**Given information:**
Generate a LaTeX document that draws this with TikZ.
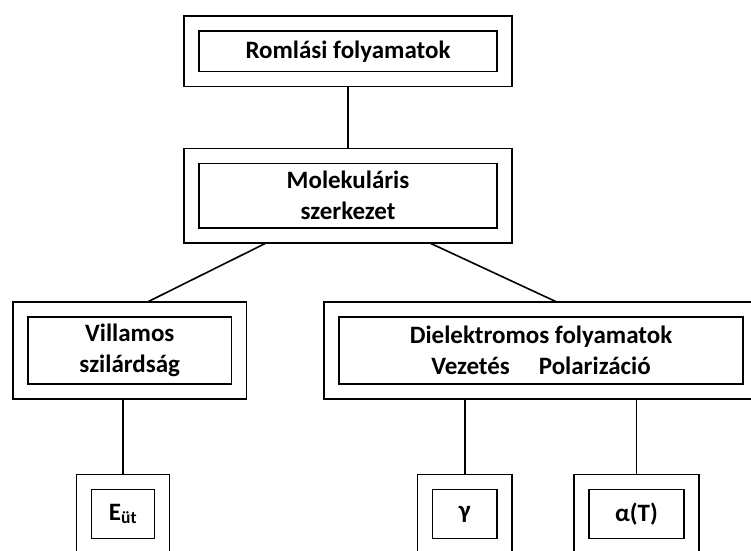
\documentclass[tikz,border=0pt]{standalone}
\usepackage{fontspec}
\setmainfont{Carlito}
\usetikzlibrary{positioning}
\usetikzlibrary{calc}

\begin{document}
\begin{tikzpicture}[x=1pt,y=-1pt,
    dupla/.style={draw, line width=1.6pt, double=white, double distance=13.4pt,
        outer sep=7.5pt, inner sep=0pt, align=center,
        font=\bfseries\fontsize{25}{31}\selectfont},
    ag/.style={line width=1.6pt}]
        \useasboundingbox (0,0) rectangle (751,550);
        \clip (0,0) rectangle (751,550);

        % Define the boxes
        \node[dupla, minimum width=312.5pt, minimum height=55.5pt] (romlas) at (348,51.25) {Romlási folyamatok};
        \node[dupla, minimum width=312.5pt, minimum height=79.5pt] (molekula) at (348,195.75) {Molekuláris\\szerkezet};
        \node[dupla, minimum width=218.5pt, minimum height=82pt] (villamos) at (129.75,350.5) {Villamos\\szilárdság};
        \node[dupla, minimum width=419pt, minimum height=82pt] (dielektr) at (541,350.5) {Dielektromos folyamatok\\Vezetés\hspace{29pt}Polarizáció};

        \node[dupla, minimum width=78pt, minimum height=64pt] (eut) at (123,514) {E\textsubscript{üt}};
        \node[dupla, minimum width=79.5pt, minimum height=64pt] (gamma) at (464.75,514) {γ};
        \node[dupla, minimum width=110pt, minimum height=64pt] (alfa) at (636.5,514) {α(T)};

        % Draw the lines
        \draw[ag] (romlas) -- (molekula);
        \draw[ag] (molekula.210) -- (villamos.70);
        \draw[ag] (molekula.330) -- (dielektr.72);
        \draw[ag] (eut.north |- villamos.south) -- (eut.north);
        \draw[ag] (gamma.north |- dielektr.south) -- (gamma.north);
        \draw[ag] (alfa.north |- dielektr.south) -- (alfa.north);
     \end{tikzpicture}
\end{document}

**Task objective:**
Copy each line exactly, and leave the pictures out of your copy.

**Task answer:**
Generate a LaTeX document that draws this with TikZ.
\documentclass[tikz,border=0pt]{standalone}
\usepackage{fontspec}
\setmainfont{Carlito}
\usetikzlibrary{positioning}
\usetikzlibrary{calc}

\begin{document}
\begin{tikzpicture}[x=1pt,y=-1pt,
    dupla/.style={draw, line width=1.6pt, double=white, double distance=13.4pt,
        outer sep=7.5pt, inner sep=0pt, align=center,
        font=\bfseries\fontsize{25}{31}\selectfont},
    ag/.style={line width=1.6pt}]
        \useasboundingbox (0,0) rectangle (751,550);
        \clip (0,0) rectangle (751,550);

        % Define the boxes
        \node[dupla, minimum width=312.5pt, minimum height=55.5pt] (romlas) at (348,51.25) {Romlási folyamatok};
        \node[dupla, minimum width=312.5pt, minimum height=79.5pt] (molekula) at (348,195.75) {Molekuláris\\szerkezet};
        \node[dupla, minimum width=218.5pt, minimum height=82pt] (villamos) at (129.75,350.5) {Villamos\\szilárdság};
        \node[dupla, minimum width=419pt, minimum height=82pt] (dielektr) at (541,350.5) {Dielektromos folyamatok\\Vezetés\hspace{29pt}Polarizáció};

        \node[dupla, minimum width=78pt, minimum height=64pt] (eut) at (123,514) {E\textsubscript{üt}};
        \node[dupla, minimum width=79.5pt, minimum height=64pt] (gamma) at (464.75,514) {γ};
        \node[dupla, minimum width=110pt, minimum height=64pt] (alfa) at (636.5,514) {α(T)};

        % Draw the lines
        \draw[ag] (romlas) -- (molekula);
        \draw[ag] (molekula.210) -- (villamos.70);
        \draw[ag] (molekula.330) -- (dielektr.72);
        \draw[ag] (eut.north |- villamos.south) -- (eut.north);
        \draw[ag] (gamma.north |- dielektr.south) -- (gamma.north);
        \draw[ag] (alfa.north |- dielektr.south) -- (alfa.north);
     \end{tikzpicture}
\end{document}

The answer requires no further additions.